Material provided
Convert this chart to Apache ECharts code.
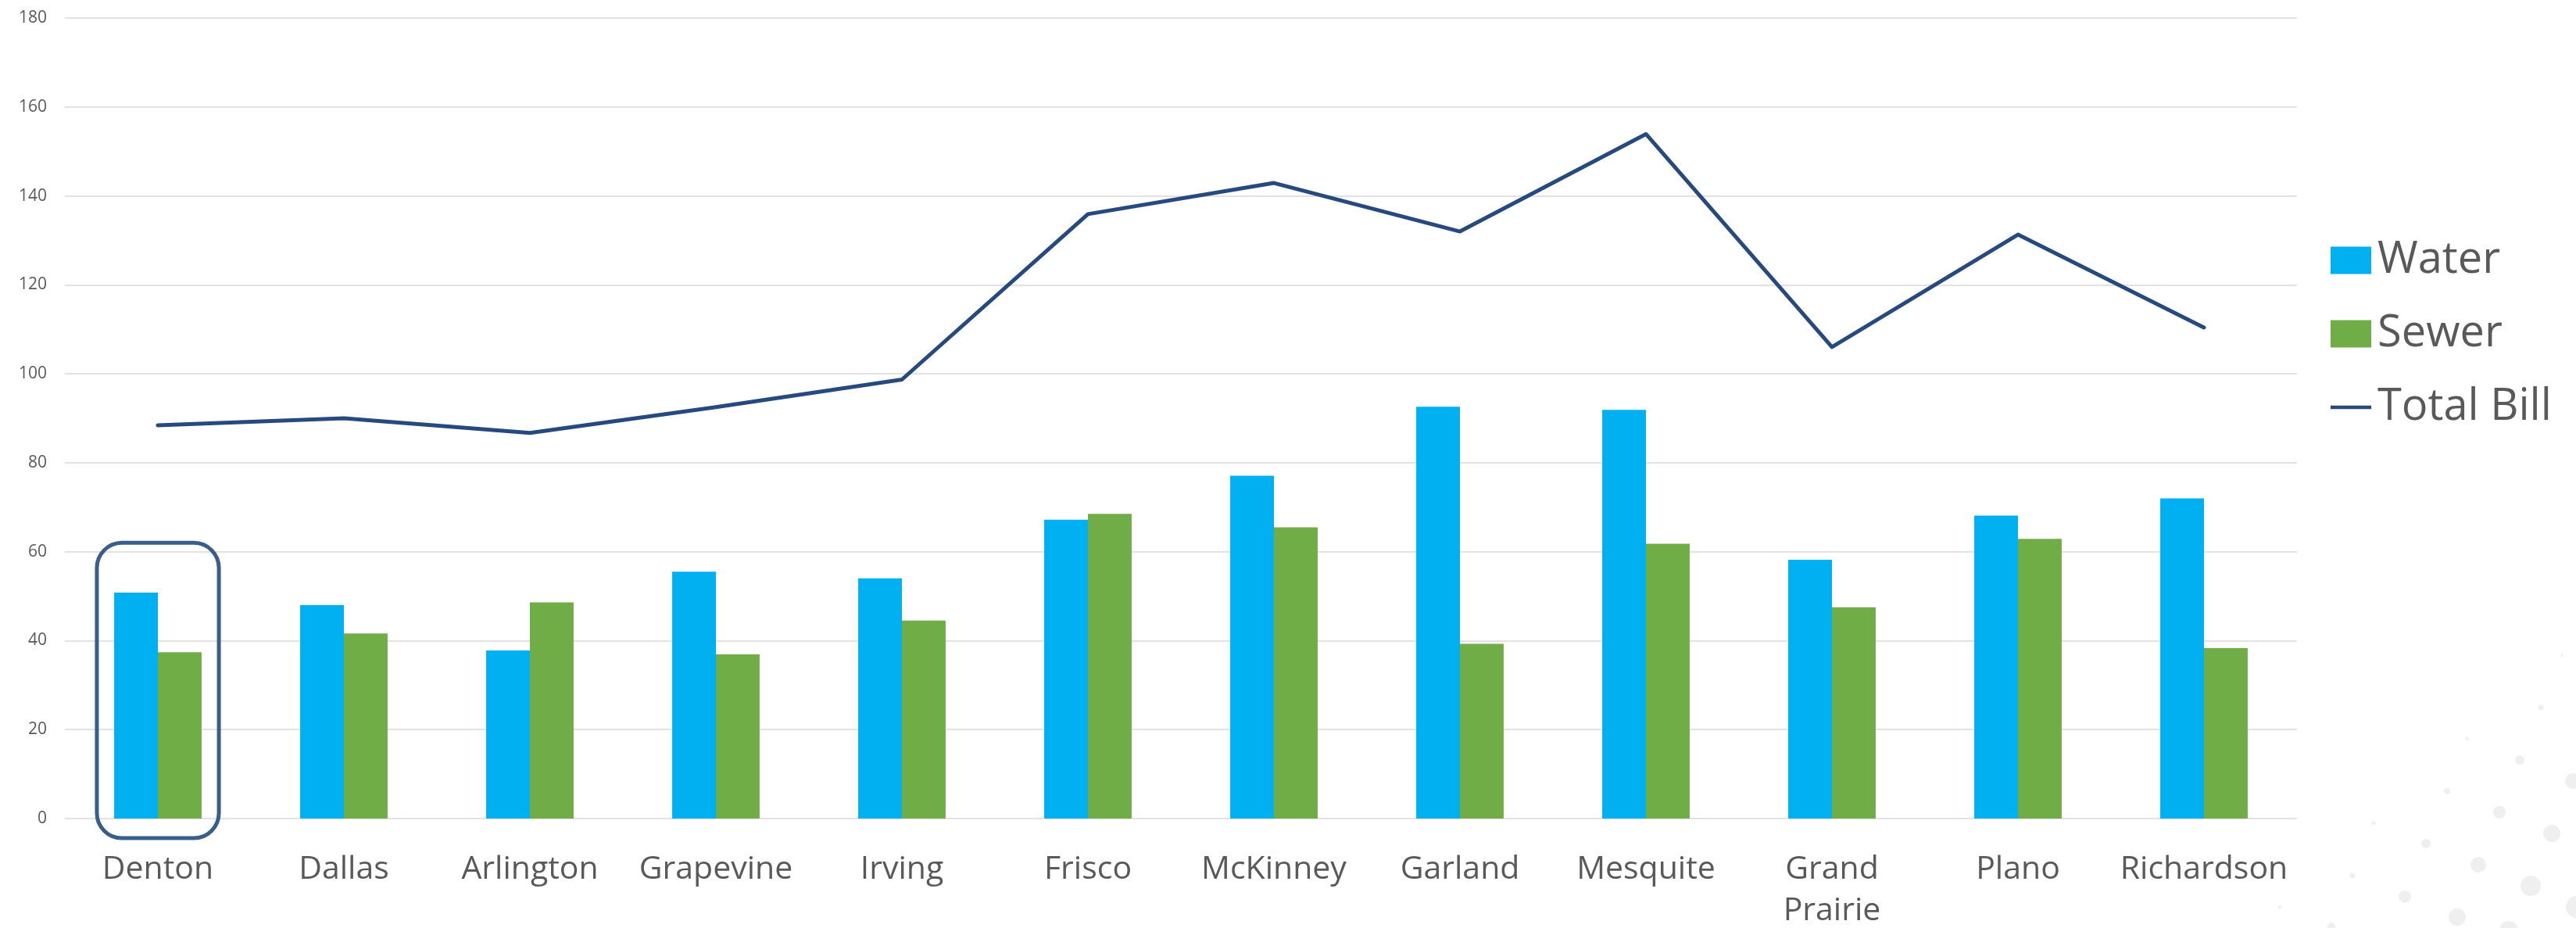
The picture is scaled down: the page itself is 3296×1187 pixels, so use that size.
<!DOCTYPE html>
<html>
<head>
<meta charset="utf-8">
<script src="https://cdn.jsdelivr.net/npm/echarts@6/dist/echarts.min.js"></script>
<style>
html,body{margin:0;padding:0;background:#fff;}
#c{width:3296px;height:1187px;}
</style>
</head>
<body>
<div id="c"></div>
<script>
var cities = ['Denton','Dallas','Arlington','Grapevine','Irving','Frisco','McKinney','Garland','Mesquite','Grand\nPrairie','Plano','Richardson'];
var water = [50.8, 48.0, 37.8, 55.5, 54.0, 67.2, 77.1, 92.6, 91.9, 58.2, 68.1, 72.0];
var sewer = [37.4, 41.6, 48.6, 36.9, 44.5, 68.5, 65.5, 39.3, 61.8, 47.5, 62.9, 38.3];
var totalBill = [88.4, 90.0, 86.7, 92.5, 98.7, 135.9, 142.9, 132.0, 153.9, 106.0, 131.3, 110.4];
var yTicks = {min: 0, max: 180, interval: 20};
var highlightCity = 'Denton';
var highlightRange = [-4.4, 62];

var FONT = 'Open Sans';
var chart = echarts.init(document.getElementById('c'), null, {renderer: 'canvas'});

// decorative background dots (bottom-right corner)
var dots = [
  [3278,838,2],[3251,905,3.5],[3157,945,2],[3224,972,6],[3292,999,10],[3131,1012,4],
  [3198,1039,8],[3037,1053,2.5],[3265,1066,11],[3104,1079,6],[3171,1106,10],[3010,1120,3.5],
  [3238,1133,13],[3077,1147,8],[3297,1160,14],[2917,1160,2],[3144,1173,11],[2983,1185,5],[3210,1190,12]
];

var option = {
  animation: false,
  backgroundColor: '#ffffff',
  textStyle: {fontFamily: FONT},
  grid: {left: 83, right: 357, top: 23, bottom: 140, containLabel: false, outerBoundsMode: 'none'},
  legend: {
    orient: 'vertical',
    left: 2982,
    top: 303,
    padding: 0,
    itemWidth: 52,
    itemHeight: 35,
    itemGap: 34,
    symbolKeepAspect: true,
    textStyle: {fontSize: 56, color: '#595959', fontFamily: FONT, lineHeight: 60, padding: [0,0,0,3]},
    data: [
      {name: 'Water', icon: 'rect'},
      {name: 'Sewer', icon: 'rect'},
      {name: 'Total Bill', icon: 'path://M0,0H56V5H0Z'}
    ]
  },
  xAxis: {
    type: 'category',
    data: cities,
    axisLine: {show: false},
    axisTick: {show: false},
    axisLabel: {fontSize: 41, color: '#595959', fontFamily: FONT, margin: 39, lineHeight: 53, interval: 0}
  },
  yAxis: {
    type: 'value',
    min: yTicks.min,
    max: yTicks.max,
    interval: yTicks.interval,
    axisLine: {show: false},
    axisTick: {show: false},
    axisLabel: {fontSize: 21, color: '#595959', fontFamily: FONT, margin: 23},
    splitLine: {lineStyle: {color: '#D9D9D9', width: 1.5}}
  },
  series: [
    {name: 'Water', type: 'bar', data: water, barGap: '0%', barCategoryGap: '53%',
     itemStyle: {color: '#00B0F0'}, z: 2},
    {name: 'Sewer', type: 'bar', data: sewer, barGap: '0%', barCategoryGap: '53%',
     itemStyle: {color: '#70AD47'}, z: 2},
    {name: 'Total Bill', type: 'line', data: totalBill, symbol: 'none',
     lineStyle: {color: '#264A7F', width: 5, cap: 'round', join: 'round'},
     itemStyle: {color: '#264A7F'}, z: 3}
  ]
};
chart.setOption(option);

// highlight box around one city, positioned from the axes
var idx = cities.indexOf(highlightCity);
var cx = chart.convertToPixel({xAxisIndex: 0}, idx);
var cx2 = chart.convertToPixel({xAxisIndex: 0}, idx + 1);
var band = cx2 - cx;
var yTop = chart.convertToPixel({yAxisIndex: 0}, highlightRange[1]);
var yBot = chart.convertToPixel({yAxisIndex: 0}, highlightRange[0]);
var half = band * 0.328;

var graphics = dots.map(function (d) {
  return {type: 'circle', shape: {cx: d[0], cy: d[1], r: d[2]}, style: {fill: '#EFEFEF'}, z: -10, silent: true};
});
graphics.push({
  type: 'rect',
  shape: {x: cx - half, y: yTop, width: half * 2, height: yBot - yTop, r: 32},
  style: {fill: 'none', stroke: '#3A5E8C', lineWidth: 5},
  z: 100, silent: true
});
chart.setOption({graphic: graphics});
</script>
</body>
</html>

What is asked
Write out the whole listing again, exactly, with no pictures.

Final result
Convert this chart to Apache ECharts code.
The picture is scaled down: the page itself is 3296×1187 pixels, so use that size.
<!DOCTYPE html>
<html>
<head>
<meta charset="utf-8">
<script src="https://cdn.jsdelivr.net/npm/echarts@6/dist/echarts.min.js"></script>
<style>
html,body{margin:0;padding:0;background:#fff;}
#c{width:3296px;height:1187px;}
</style>
</head>
<body>
<div id="c"></div>
<script>
var cities = ['Denton','Dallas','Arlington','Grapevine','Irving','Frisco','McKinney','Garland','Mesquite','Grand\nPrairie','Plano','Richardson'];
var water = [50.8, 48.0, 37.8, 55.5, 54.0, 67.2, 77.1, 92.6, 91.9, 58.2, 68.1, 72.0];
var sewer = [37.4, 41.6, 48.6, 36.9, 44.5, 68.5, 65.5, 39.3, 61.8, 47.5, 62.9, 38.3];
var totalBill = [88.4, 90.0, 86.7, 92.5, 98.7, 135.9, 142.9, 132.0, 153.9, 106.0, 131.3, 110.4];
var yTicks = {min: 0, max: 180, interval: 20};
var highlightCity = 'Denton';
var highlightRange = [-4.4, 62];

var FONT = 'Open Sans';
var chart = echarts.init(document.getElementById('c'), null, {renderer: 'canvas'});

// decorative background dots (bottom-right corner)
var dots = [
  [3278,838,2],[3251,905,3.5],[3157,945,2],[3224,972,6],[3292,999,10],[3131,1012,4],
  [3198,1039,8],[3037,1053,2.5],[3265,1066,11],[3104,1079,6],[3171,1106,10],[3010,1120,3.5],
  [3238,1133,13],[3077,1147,8],[3297,1160,14],[2917,1160,2],[3144,1173,11],[2983,1185,5],[3210,1190,12]
];

var option = {
  animation: false,
  backgroundColor: '#ffffff',
  textStyle: {fontFamily: FONT},
  grid: {left: 83, right: 357, top: 23, bottom: 140, containLabel: false, outerBoundsMode: 'none'},
  legend: {
    orient: 'vertical',
    left: 2982,
    top: 303,
    padding: 0,
    itemWidth: 52,
    itemHeight: 35,
    itemGap: 34,
    symbolKeepAspect: true,
    textStyle: {fontSize: 56, color: '#595959', fontFamily: FONT, lineHeight: 60, padding: [0,0,0,3]},
    data: [
      {name: 'Water', icon: 'rect'},
      {name: 'Sewer', icon: 'rect'},
      {name: 'Total Bill', icon: 'path://M0,0H56V5H0Z'}
    ]
  },
  xAxis: {
    type: 'category',
    data: cities,
    axisLine: {show: false},
    axisTick: {show: false},
    axisLabel: {fontSize: 41, color: '#595959', fontFamily: FONT, margin: 39, lineHeight: 53, interval: 0}
  },
  yAxis: {
    type: 'value',
    min: yTicks.min,
    max: yTicks.max,
    interval: yTicks.interval,
    axisLine: {show: false},
    axisTick: {show: false},
    axisLabel: {fontSize: 21, color: '#595959', fontFamily: FONT, margin: 23},
    splitLine: {lineStyle: {color: '#D9D9D9', width: 1.5}}
  },
  series: [
    {name: 'Water', type: 'bar', data: water, barGap: '0%', barCategoryGap: '53%',
     itemStyle: {color: '#00B0F0'}, z: 2},
    {name: 'Sewer', type: 'bar', data: sewer, barGap: '0%', barCategoryGap: '53%',
     itemStyle: {color: '#70AD47'}, z: 2},
    {name: 'Total Bill', type: 'line', data: totalBill, symbol: 'none',
     lineStyle: {color: '#264A7F', width: 5, cap: 'round', join: 'round'},
     itemStyle: {color: '#264A7F'}, z: 3}
  ]
};
chart.setOption(option);

// highlight box around one city, positioned from the axes
var idx = cities.indexOf(highlightCity);
var cx = chart.convertToPixel({xAxisIndex: 0}, idx);
var cx2 = chart.convertToPixel({xAxisIndex: 0}, idx + 1);
var band = cx2 - cx;
var yTop = chart.convertToPixel({yAxisIndex: 0}, highlightRange[1]);
var yBot = chart.convertToPixel({yAxisIndex: 0}, highlightRange[0]);
var half = band * 0.328;

var graphics = dots.map(function (d) {
  return {type: 'circle', shape: {cx: d[0], cy: d[1], r: d[2]}, style: {fill: '#EFEFEF'}, z: -10, silent: true};
});
graphics.push({
  type: 'rect',
  shape: {x: cx - half, y: yTop, width: half * 2, height: yBot - yTop, r: 32},
  style: {fill: 'none', stroke: '#3A5E8C', lineWidth: 5},
  z: 100, silent: true
});
chart.setOption({graphic: graphics});
</script>
</body>
</html>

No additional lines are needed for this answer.